Revealing the mixed-mode precipitation kinetics of γ′ with a modified Kampmann–Wagner numerical (KWN) model

Abstract

The precipitation kinetics of ${\gamma }^{\prime }$ particles in solid-state has long been a topic of scientific and industrial interest due to their significant impact on the mechanical properties of Ni-based superalloys. Although numerous studies over the past decades have sought to understand the coarsening mechanism of ${\gamma }^{\prime }$ precipitates, there remains a long-standing debate regarding the dominant mass transport mechanism-whether it is interface-controlled or matrix diffusion-controlled. A key challenge is that analytical theories of coarsening are only valid in the long-time regime, which is difficult to achieve experimentally. To address this, we have developed a modified Kampmann–Wagner numerical (KWN) model that incorporates both mass transport mechanisms. Using this precipitation model, we revisited experimental data from various Ni-Al model alloys at 823K and 1073K to clarify the dominant mass transport mechanisms from nucleation to coarsening.
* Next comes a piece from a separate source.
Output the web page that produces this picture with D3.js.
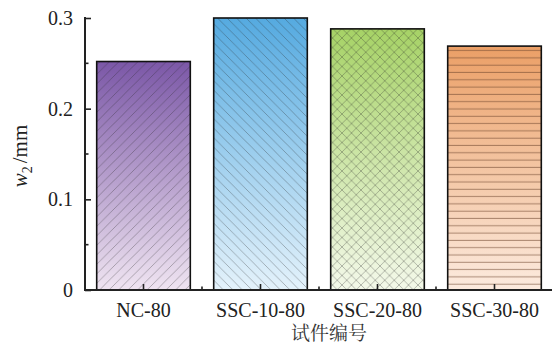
<!DOCTYPE html>
<html>
<head>
<meta charset="utf-8">
<script src="https://cdn.jsdelivr.net/npm/d3@7"></script>
<style>
  html, body { margin: 0; padding: 0; background: #fff; }
  svg { display: block; }
</style>
</head>
<body>
<svg id="chart" width="552" height="347"></svg>
<script>
// Specimen IDs and measured crack width w2 (mm)
const categories = ["NC-80", "SSC-10-80", "SSC-20-80", "SSC-30-80"];
const values = [0.252, 0.300, 0.288, 0.269];
const yTicks = [0, 0.1, 0.2, 0.3];
const xTitle = "试件编号";

// Fill gradients (top, bottom) and hatch styles per bar
const gradTop = ["#7b57a7", "#55aae0", "#a6d266", "#eb9f66"];
const gradBottom = ["#efe4f1", "#e4f2fb", "#f4f9ea", "#fcebdf"];
const hatchKinds = ["slash", "backslash", "cross", "horizontal"];

const svg = d3.select("#chart");
const W = 552, H = 347;
const margin = { left: 85, right: -1, top: 18, bottom: 57 };
const x0 = margin.left, x1 = W - margin.right;
const yBase = H - margin.bottom; // 290

const x = d3.scaleBand().domain(categories).range([x0, x1]).paddingInner(0.2).paddingOuter(0.1);
const y = d3.scaleLinear().domain([0, 0.3]).range([yBase, margin.top]);

const defs = svg.append("defs");

categories.forEach((c, i) => {
  const g = defs.append("linearGradient")
    .attr("id", "grad" + i)
    .attr("x1", 0).attr("y1", 0).attr("x2", 0).attr("y2", 1);
  g.append("stop").attr("offset", "0%").attr("stop-color", gradTop[i]);
  g.append("stop").attr("offset", "100%").attr("stop-color", gradBottom[i]);
});

function makePattern(id, kind) {
  const s = kind === "horizontal" ? 7.3 : 9.5;
  const p = defs.append("pattern")
    .attr("id", id)
    .attr("patternUnits", "userSpaceOnUse")
    .attr("width", s).attr("height", s);
  const st = { stroke: "rgba(40,40,40,0.42)", "stroke-width": 0.75, fill: "none" };
  const add = d => {
    const path = p.append("path").attr("d", d);
    Object.entries(st).forEach(([k, v]) => path.attr(k, v));
  };
  if (kind === "slash") {
    add(`M0,${s} L${s},0 M${-s/2},${s/2} L${s/2},${-s/2} M${s/2},${s*1.5} L${s*1.5},${s/2}`);
  } else if (kind === "backslash") {
    add(`M0,0 L${s},${s} M${-s/2},${s/2} L${s/2},${s*1.5} M${s/2},${-s/2} L${s*1.5},${s/2}`);
  } else if (kind === "cross") {
    add(`M0,${s} L${s},0 M${-s/2},${s/2} L${s/2},${-s/2} M${s/2},${s*1.5} L${s*1.5},${s/2}`);
    add(`M0,0 L${s},${s} M${-s/2},${s/2} L${s/2},${s*1.5} M${s/2},${-s/2} L${s*1.5},${s/2}`);
  } else {
    p.append("line").attr("x1", 0).attr("x2", s).attr("y1", s - 0.5).attr("y2", s - 0.5)
      .attr("stroke", "rgba(110,70,45,0.55)").attr("stroke-width", 1.1);
  }
}
hatchKinds.forEach((k, i) => makePattern("hatch" + i, k));

const bars = svg.append("g").selectAll("g")
  .data(categories.map((c, i) => ({ c, v: values[i], i })))
  .join("g");

bars.append("rect")
  .attr("x", d => x(d.c))
  .attr("y", d => y(d.v))
  .attr("width", x.bandwidth())
  .attr("height", d => yBase - y(d.v))
  .attr("fill", d => `url(#grad${d.i})`);

bars.append("rect")
  .attr("x", d => x(d.c))
  .attr("y", d => y(d.v))
  .attr("width", x.bandwidth())
  .attr("height", d => yBase - y(d.v))
  .attr("fill", d => `url(#hatch${d.i})`)
  .attr("stroke", "#111")
  .attr("stroke-width", 1.6);

const serif = "'Liberation Serif', 'Times New Roman', serif";

// Y axis with inward ticks and minor ticks
const yAxis = d3.axisLeft(y).tickValues(yTicks).tickSize(-6).tickPadding(12)
  .tickFormat(d => d === 0 ? "0" : d3.format(".1f")(d));
const gy = svg.append("g").attr("transform", `translate(${x0},0)`).call(yAxis);
gy.select(".domain").attr("d", `M0,${y(0.3) - 1}V${yBase}`).attr("stroke", "#222").attr("stroke-width", 2);
gy.selectAll(".tick line").attr("stroke", "#222").attr("stroke-width", 1.6);
gy.selectAll(".tick text").attr("font-family", serif).attr("font-size", 20).attr("fill", "#222");
const minorY = [0.05, 0.15, 0.25];
gy.selectAll(".minor").data(minorY).join("line")
  .attr("x1", 0).attr("x2", 3.5).attr("y1", d => y(d)).attr("y2", d => y(d))
  .attr("stroke", "#222").attr("stroke-width", 1.6);

// X axis with inward ticks at bar centres and between bars
const xAxis = d3.axisBottom(x).tickSize(-6).tickPadding(14).tickSizeOuter(0);
const gx = svg.append("g").attr("transform", `translate(0,${yBase})`).call(xAxis);
gx.select(".domain").attr("d", `M${x0 - 1},0H${x1}`).attr("stroke", "#222").attr("stroke-width", 2);
gx.selectAll(".tick line").attr("stroke", "#222").attr("stroke-width", 1.6);
gx.selectAll(".tick text").attr("font-family", serif).attr("font-size", 20).attr("fill", "#222")
  .attr("dy", "0.65em");
const between = categories.slice(1).map(c => x(c) - x.step() * x.paddingInner() / 2);
gx.selectAll(".minor").data(between).join("line")
  .attr("x1", d => d).attr("x2", d => d).attr("y1", 0).attr("y2", -3.5)
  .attr("stroke", "#222").attr("stroke-width", 1.6);

// Axis titles
svg.append("text")
  .attr("x", 329).attr("y", 340)
  .attr("text-anchor", "middle")
  .attr("font-family", "'Noto Serif CJK SC', 'Noto Sans CJK SC', sans-serif")
  .attr("font-size", 19).attr("fill", "#333")
  .text(xTitle);

const yl = svg.append("text")
  .attr("transform", "translate(27,156) rotate(-90)")
  .attr("text-anchor", "middle")
  .attr("font-family", serif).attr("font-size", 21).attr("fill", "#222");
yl.append("tspan").attr("font-style", "italic").text("w");
yl.append("tspan").attr("font-size", 14).attr("dy", 5).text("2");
yl.append("tspan").attr("dy", -5).attr("dx", 3).text("/mm");
</script>
</body>
</html>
Our study demonstrates that a single mass transport mechanism cannot adequately reproduce the entire set of precipitation data. Specifically, the matrix diffusion mechanism aligns more closely with the early nucleation and growth stages but fails to account for the anomalous effect of increasing volume fraction on the coarsening rate. Conversely, while the interface-controlled mechanism fits the coarsening data better, it does not accurately represent the early nucleation and growth stages. These comparative results highlight the existence of a mixed-mode character throughout the entire precipitation process of ${\gamma }^{\prime }$ particles, which is numerically captured by our modified KWN model.